In conclusion on count four, the prosecution wishes to point out certain factors which it believes should be borne in mind in considering the degree of culpability to be attributed to membership in organizations declared criminal by the International Military Tribunal. The charge of membership in these organizations, coupled with knowledge of the crimes that were committed or participation in those crimes, is a very serious one. Its consequences will, we believe, have to be more closely examined at the conclusion of this proceeding, but certain factors can be pointed out here and now.

It is true, for instance, that in a sense none of the seven defendants involved in count four were “full time” or “paid” members of these organizations. All seven of them had full time jobs as judicial officials but, under the circumstances which the evidence in this case will disclose, we do not believe that this fact is significant in estimating culpability.

It is true that the high officers’ ranks in the SS held by Altstoetter, Engert, and Joel were chiefly honorary. It was part of Himmler’s calculated policy to draw support to himself from all quarters by distributing honorary SS ranks and decorations. But those who accepted special ranks thereby lent the weight of their names and prestige to Himmler and to Himmler’s policies. If they did not agree with these policies, they prostituted themselves for whatever prerequisites or security these shameful ranks and awards might bring.

Where it can be shown, as it will be here, that the defendants not only were fully familiar with the horrifying scope of Himmler’s program, but also participated directly in its execution, it should be considered no defense whatsoever that an individual’s SS activities were extracurricular rather than his daily bread and butter.

Similar considerations apply to the defendants who were members of the Party Leadership Corps. Cuhorst, Nebelung, and Oeschey were all members of the Party years before Hitler came to power; all three of them, and Rothaug, too, played a leading role in Party affairs. They too, by the very nature of the positions they occupied in the judicial system, to say nothing of the fact that they were high in the Party councils, must have been aware of the activities recited by the International Military Tribunal as the basis for its declaration of criminality.
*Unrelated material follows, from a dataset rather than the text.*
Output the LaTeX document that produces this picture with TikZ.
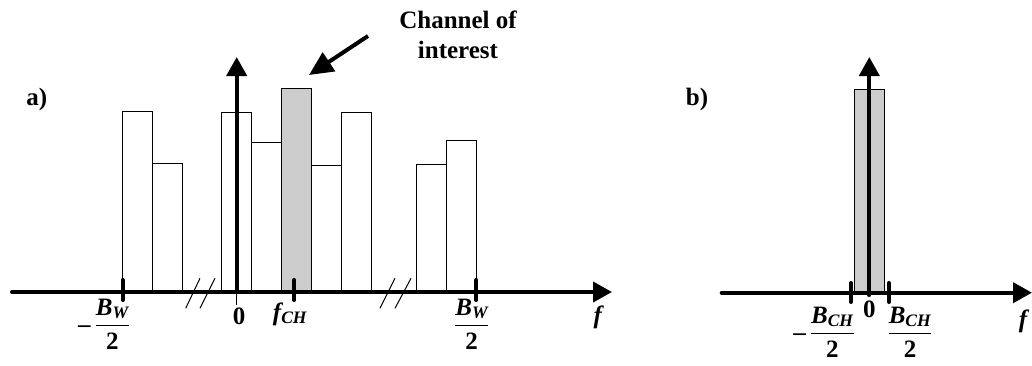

Indeed, the guilt of these seven defendants under count four is, in many respects, deeper than that of many full-time officers of these organizations. The defendants were highly educated, professional men, and they had attained full mental maturity long before Hitler’s rise to power. Their minds were not warped at an early age by Nazi teachings; they embraced the ideology of the Third Reich as educated adults. They all had special training and successful careers in the service of the law. They, of all Germans, should have understood and valued justice.

Conclusion

Crimes, theoretically and, more often than not, actually, are these acts, which are so contrary to the moral conscience of the community or so dangerous to the maintenance of a reasonable degree of order, justice and peace in the community, that the community, by appropriate processes, demands their elimination and suppression in the interest of the individuals who constitute the community. Therefore, those within a nation or a state who institute proceedings to enforce this community decision as prosecutors, speak for the community conscience or community decision. For this reason, criminal prosecutions within states or nations are brought in the name of the State or the Commonwealth, or by the use of words suitable to describe the offended community.

In this proceeding at Nuernberg, the world is the community. The four nations which have written the substantive law under which we proceed, their responsible government heads and their elder statesmen, have proclaimed it as a codification of crimes denounced as such by the moral conscience of that community where the crimes we try were committed.

Therefore, although this indictment is brought in the name of the Government of the United States, this case in substance is the people of the world against these men who have committed criminal acts against the community we know as the world. For surely few spots on this earth are so remote that they have not felt in some degree the disruptive, if not indeed the destructive, impact of the criminal acts of these men or those others whom they served and with whose acts they were criminally connected. Therefore, unless all the countries of the world fight a continuous struggle to match the moral conscience of the world which has been asserted here, the result will be a cynical Germany and an apathetic amoral world which drifts aimlessly because it sees no national conduct which matches the standards of moral conduct which are proclaimed here. The true significance of these proceedings, therefore, far transcends the mere question of the guilt or innocence of the defendants. They are charged with murder, but this is no mere murder trial. These proceedings invoke the moral standards of the civilized world, and thereby impose an obligation on the nations of the world to measure up to the standards applied here.